• [The problem] Copy, exactly and only, the lines from the one with "What matplotlib code" up to and including the one with "ax2 = fig.add_axes([0.701, 0.0947, 0.2888, 0.7136])", leaving pictures out.

Source code of charts
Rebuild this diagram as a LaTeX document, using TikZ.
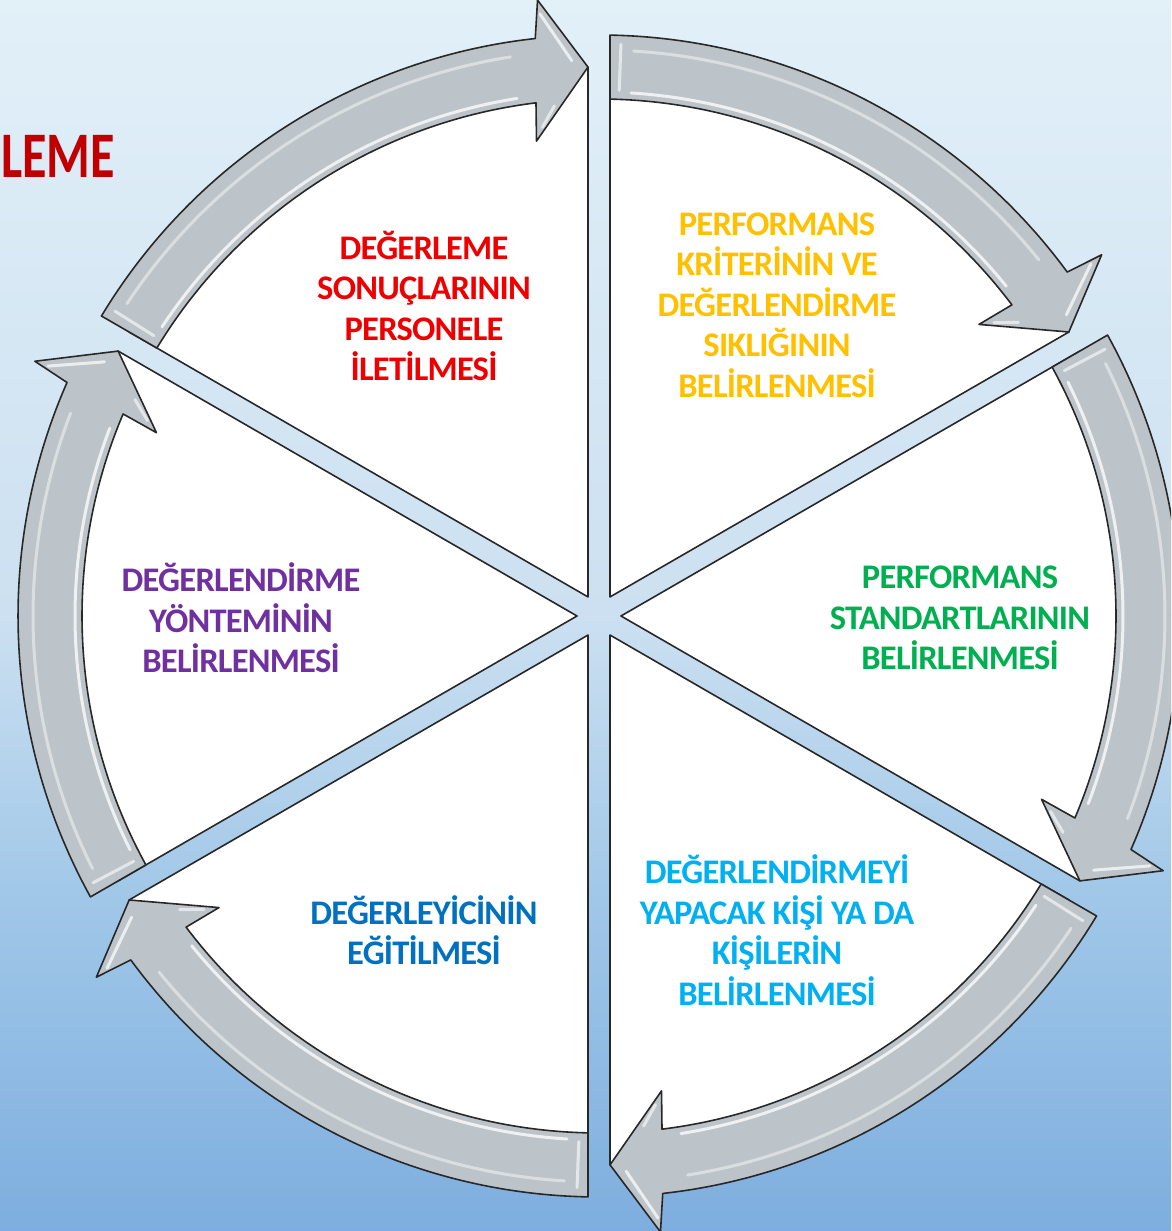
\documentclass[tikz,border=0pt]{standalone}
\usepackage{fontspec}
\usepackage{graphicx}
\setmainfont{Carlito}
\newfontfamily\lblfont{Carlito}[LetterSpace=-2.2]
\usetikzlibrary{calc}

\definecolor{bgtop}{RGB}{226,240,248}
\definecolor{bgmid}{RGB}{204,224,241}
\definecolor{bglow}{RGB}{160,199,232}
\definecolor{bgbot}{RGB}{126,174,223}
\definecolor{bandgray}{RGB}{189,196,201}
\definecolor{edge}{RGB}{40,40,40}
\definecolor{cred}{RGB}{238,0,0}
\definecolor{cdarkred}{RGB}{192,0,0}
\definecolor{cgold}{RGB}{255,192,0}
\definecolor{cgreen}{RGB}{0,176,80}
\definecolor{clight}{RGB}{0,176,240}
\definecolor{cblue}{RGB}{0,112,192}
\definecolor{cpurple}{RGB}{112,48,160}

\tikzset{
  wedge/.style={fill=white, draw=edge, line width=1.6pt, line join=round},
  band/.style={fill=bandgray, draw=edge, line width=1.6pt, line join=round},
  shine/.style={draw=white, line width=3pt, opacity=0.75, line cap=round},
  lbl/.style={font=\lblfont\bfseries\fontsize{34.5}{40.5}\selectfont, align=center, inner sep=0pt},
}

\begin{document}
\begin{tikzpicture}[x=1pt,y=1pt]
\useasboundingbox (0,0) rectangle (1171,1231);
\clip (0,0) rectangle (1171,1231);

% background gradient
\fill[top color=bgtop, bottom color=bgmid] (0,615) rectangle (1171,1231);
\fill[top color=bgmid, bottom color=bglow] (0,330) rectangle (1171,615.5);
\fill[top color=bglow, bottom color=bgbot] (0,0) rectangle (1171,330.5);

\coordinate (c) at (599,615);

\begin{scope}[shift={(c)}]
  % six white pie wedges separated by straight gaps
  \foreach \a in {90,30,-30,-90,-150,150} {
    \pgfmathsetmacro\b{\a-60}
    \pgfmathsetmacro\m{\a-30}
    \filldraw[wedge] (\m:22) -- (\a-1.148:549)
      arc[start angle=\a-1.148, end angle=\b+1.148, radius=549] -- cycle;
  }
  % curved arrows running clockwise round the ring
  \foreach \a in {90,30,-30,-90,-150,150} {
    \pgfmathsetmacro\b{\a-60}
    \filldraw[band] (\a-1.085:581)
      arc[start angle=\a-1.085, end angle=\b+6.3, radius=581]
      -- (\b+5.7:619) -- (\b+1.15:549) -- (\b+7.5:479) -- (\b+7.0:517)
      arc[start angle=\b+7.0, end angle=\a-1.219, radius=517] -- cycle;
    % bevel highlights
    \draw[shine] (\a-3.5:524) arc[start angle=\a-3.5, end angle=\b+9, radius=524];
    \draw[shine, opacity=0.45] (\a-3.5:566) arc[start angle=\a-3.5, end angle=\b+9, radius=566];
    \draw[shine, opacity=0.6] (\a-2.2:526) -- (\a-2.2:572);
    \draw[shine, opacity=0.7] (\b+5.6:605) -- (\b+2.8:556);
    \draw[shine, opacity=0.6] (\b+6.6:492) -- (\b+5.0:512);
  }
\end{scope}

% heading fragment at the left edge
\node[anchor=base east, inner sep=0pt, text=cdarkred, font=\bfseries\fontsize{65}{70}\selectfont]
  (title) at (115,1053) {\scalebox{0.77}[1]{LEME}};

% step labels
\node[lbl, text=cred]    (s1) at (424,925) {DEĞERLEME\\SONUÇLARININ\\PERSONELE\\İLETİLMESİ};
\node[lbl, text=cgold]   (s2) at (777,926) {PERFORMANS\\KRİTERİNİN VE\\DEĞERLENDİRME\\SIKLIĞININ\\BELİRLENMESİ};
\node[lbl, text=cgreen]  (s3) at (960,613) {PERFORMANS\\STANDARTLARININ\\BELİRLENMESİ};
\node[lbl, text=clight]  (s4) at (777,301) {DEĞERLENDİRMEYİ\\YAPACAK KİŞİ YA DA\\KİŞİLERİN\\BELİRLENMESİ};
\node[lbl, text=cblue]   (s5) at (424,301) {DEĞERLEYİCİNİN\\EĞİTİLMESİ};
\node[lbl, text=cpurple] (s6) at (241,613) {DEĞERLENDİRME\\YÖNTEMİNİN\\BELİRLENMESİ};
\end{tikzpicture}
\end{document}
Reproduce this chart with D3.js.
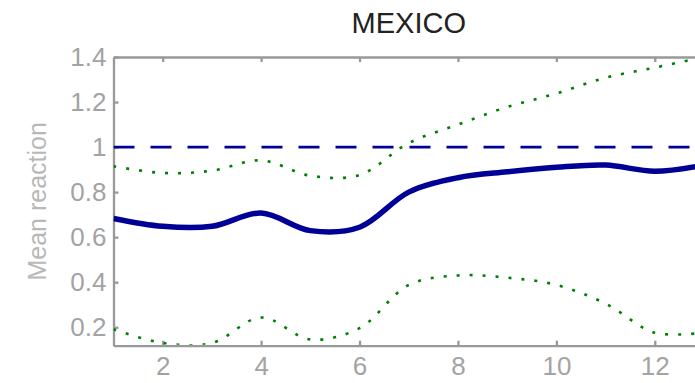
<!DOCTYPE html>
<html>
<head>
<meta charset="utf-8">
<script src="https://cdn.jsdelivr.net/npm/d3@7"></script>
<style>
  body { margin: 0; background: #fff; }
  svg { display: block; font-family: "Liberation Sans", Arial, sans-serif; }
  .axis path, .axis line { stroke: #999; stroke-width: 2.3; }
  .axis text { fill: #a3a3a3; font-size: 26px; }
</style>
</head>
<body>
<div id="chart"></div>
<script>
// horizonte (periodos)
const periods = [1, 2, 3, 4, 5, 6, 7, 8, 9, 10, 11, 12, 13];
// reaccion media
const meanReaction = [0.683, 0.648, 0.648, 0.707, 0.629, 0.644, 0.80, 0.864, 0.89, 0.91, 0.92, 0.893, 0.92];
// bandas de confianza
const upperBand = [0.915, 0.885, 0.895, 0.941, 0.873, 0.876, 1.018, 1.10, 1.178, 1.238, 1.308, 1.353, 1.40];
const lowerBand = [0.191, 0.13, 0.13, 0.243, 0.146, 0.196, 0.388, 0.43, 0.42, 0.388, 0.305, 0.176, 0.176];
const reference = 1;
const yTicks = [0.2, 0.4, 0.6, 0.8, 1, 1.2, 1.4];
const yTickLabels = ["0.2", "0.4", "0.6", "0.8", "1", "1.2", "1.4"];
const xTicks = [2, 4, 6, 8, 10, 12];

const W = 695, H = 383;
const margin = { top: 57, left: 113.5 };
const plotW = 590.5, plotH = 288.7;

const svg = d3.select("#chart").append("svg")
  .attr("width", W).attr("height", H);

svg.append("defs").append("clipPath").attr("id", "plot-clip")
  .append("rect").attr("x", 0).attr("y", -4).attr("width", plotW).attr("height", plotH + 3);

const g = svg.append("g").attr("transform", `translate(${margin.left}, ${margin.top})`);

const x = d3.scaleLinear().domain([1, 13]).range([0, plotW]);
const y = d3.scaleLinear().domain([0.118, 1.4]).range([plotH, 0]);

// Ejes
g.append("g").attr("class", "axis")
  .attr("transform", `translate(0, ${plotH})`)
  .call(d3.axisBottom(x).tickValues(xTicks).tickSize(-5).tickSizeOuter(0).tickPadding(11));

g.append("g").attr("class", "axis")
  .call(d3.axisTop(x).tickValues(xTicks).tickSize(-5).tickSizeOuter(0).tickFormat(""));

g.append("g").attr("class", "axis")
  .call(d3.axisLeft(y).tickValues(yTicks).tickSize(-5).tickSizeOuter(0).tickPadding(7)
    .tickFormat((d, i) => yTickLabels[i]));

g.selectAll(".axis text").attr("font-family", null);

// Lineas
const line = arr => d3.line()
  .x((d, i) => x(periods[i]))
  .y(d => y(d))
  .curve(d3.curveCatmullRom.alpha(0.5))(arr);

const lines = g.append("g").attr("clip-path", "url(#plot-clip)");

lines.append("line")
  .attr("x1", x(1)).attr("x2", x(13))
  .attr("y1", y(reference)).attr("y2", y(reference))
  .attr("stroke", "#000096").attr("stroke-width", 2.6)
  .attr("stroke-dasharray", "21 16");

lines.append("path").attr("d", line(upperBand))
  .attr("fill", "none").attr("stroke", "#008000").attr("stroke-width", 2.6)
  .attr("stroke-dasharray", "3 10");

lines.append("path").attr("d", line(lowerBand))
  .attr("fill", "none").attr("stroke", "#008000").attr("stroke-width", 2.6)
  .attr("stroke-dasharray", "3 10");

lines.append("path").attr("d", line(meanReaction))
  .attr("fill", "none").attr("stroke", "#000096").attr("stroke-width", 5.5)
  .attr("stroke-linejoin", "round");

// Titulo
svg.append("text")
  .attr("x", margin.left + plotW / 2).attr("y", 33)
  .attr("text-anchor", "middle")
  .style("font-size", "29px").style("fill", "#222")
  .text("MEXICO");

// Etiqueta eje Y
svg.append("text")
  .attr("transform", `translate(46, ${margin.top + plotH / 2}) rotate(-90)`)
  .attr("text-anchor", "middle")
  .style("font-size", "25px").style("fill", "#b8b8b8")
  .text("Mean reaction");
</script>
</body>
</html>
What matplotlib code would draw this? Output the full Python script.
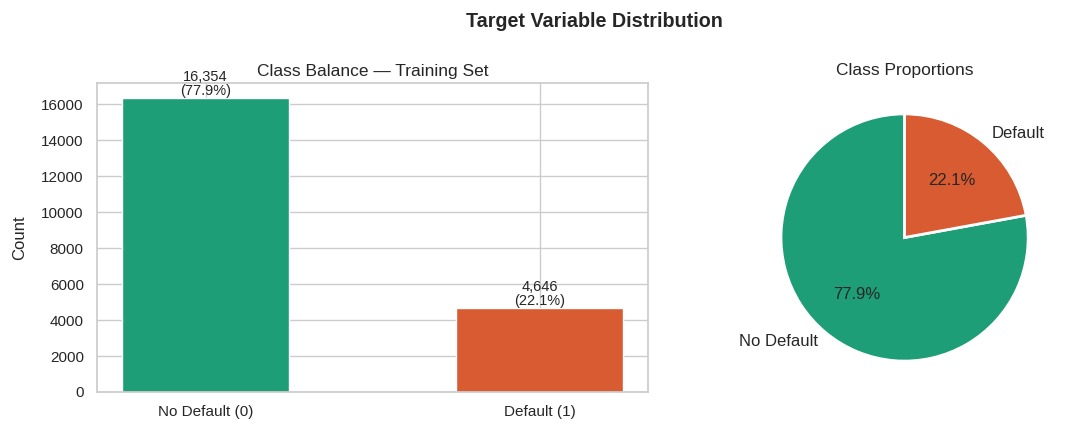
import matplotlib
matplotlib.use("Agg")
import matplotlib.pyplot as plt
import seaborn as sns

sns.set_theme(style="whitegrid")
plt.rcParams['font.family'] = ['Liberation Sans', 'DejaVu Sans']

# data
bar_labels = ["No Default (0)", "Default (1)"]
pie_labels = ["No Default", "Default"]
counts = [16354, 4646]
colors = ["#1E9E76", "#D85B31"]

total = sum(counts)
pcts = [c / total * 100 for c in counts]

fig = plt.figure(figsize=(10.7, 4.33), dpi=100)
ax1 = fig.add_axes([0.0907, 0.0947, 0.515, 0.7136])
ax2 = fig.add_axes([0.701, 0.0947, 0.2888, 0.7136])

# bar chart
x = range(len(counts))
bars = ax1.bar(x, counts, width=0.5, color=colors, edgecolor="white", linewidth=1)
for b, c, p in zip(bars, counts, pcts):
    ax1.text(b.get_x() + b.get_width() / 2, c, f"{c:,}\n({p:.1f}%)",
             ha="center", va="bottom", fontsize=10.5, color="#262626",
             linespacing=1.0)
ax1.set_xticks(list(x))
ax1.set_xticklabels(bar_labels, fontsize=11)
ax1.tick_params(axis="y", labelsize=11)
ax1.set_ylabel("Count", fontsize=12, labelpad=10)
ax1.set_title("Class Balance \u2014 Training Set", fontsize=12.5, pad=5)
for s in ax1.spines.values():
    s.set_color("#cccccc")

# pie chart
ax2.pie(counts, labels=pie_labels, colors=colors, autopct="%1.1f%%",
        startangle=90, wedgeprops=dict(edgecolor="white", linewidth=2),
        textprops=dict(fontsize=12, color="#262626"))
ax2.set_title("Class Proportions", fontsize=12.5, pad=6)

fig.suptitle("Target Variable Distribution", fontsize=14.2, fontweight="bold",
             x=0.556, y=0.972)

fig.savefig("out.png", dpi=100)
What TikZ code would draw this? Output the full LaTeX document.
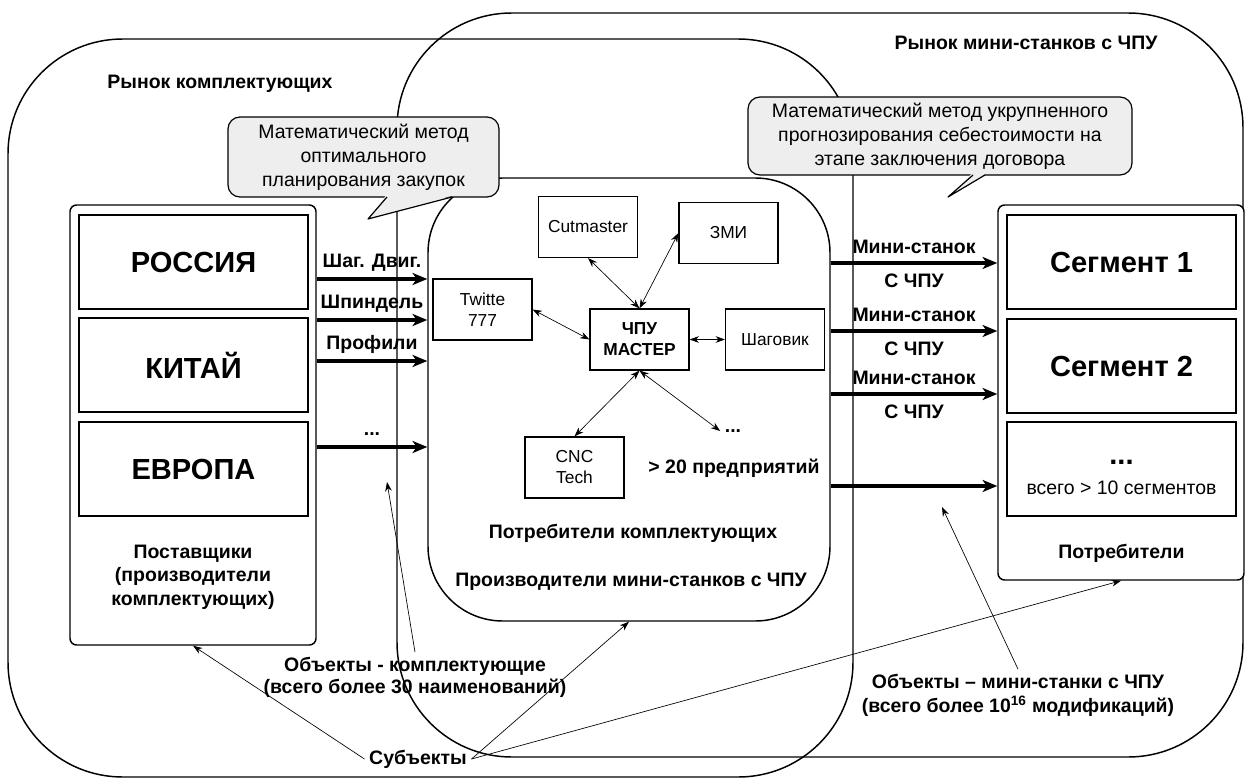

• [Final answer]
What matplotlib code would draw this? Output the full Python script.
import matplotlib
matplotlib.use("Agg")
import matplotlib.pyplot as plt
import seaborn as sns

sns.set_theme(style="whitegrid")
plt.rcParams['font.family'] = ['Liberation Sans', 'DejaVu Sans']

# data
bar_labels = ["No Default (0)", "Default (1)"]
pie_labels = ["No Default", "Default"]
counts = [16354, 4646]
colors = ["#1E9E76", "#D85B31"]

total = sum(counts)
pcts = [c / total * 100 for c in counts]

fig = plt.figure(figsize=(10.7, 4.33), dpi=100)
ax1 = fig.add_axes([0.0907, 0.0947, 0.515, 0.7136])
ax2 = fig.add_axes([0.701, 0.0947, 0.2888, 0.7136])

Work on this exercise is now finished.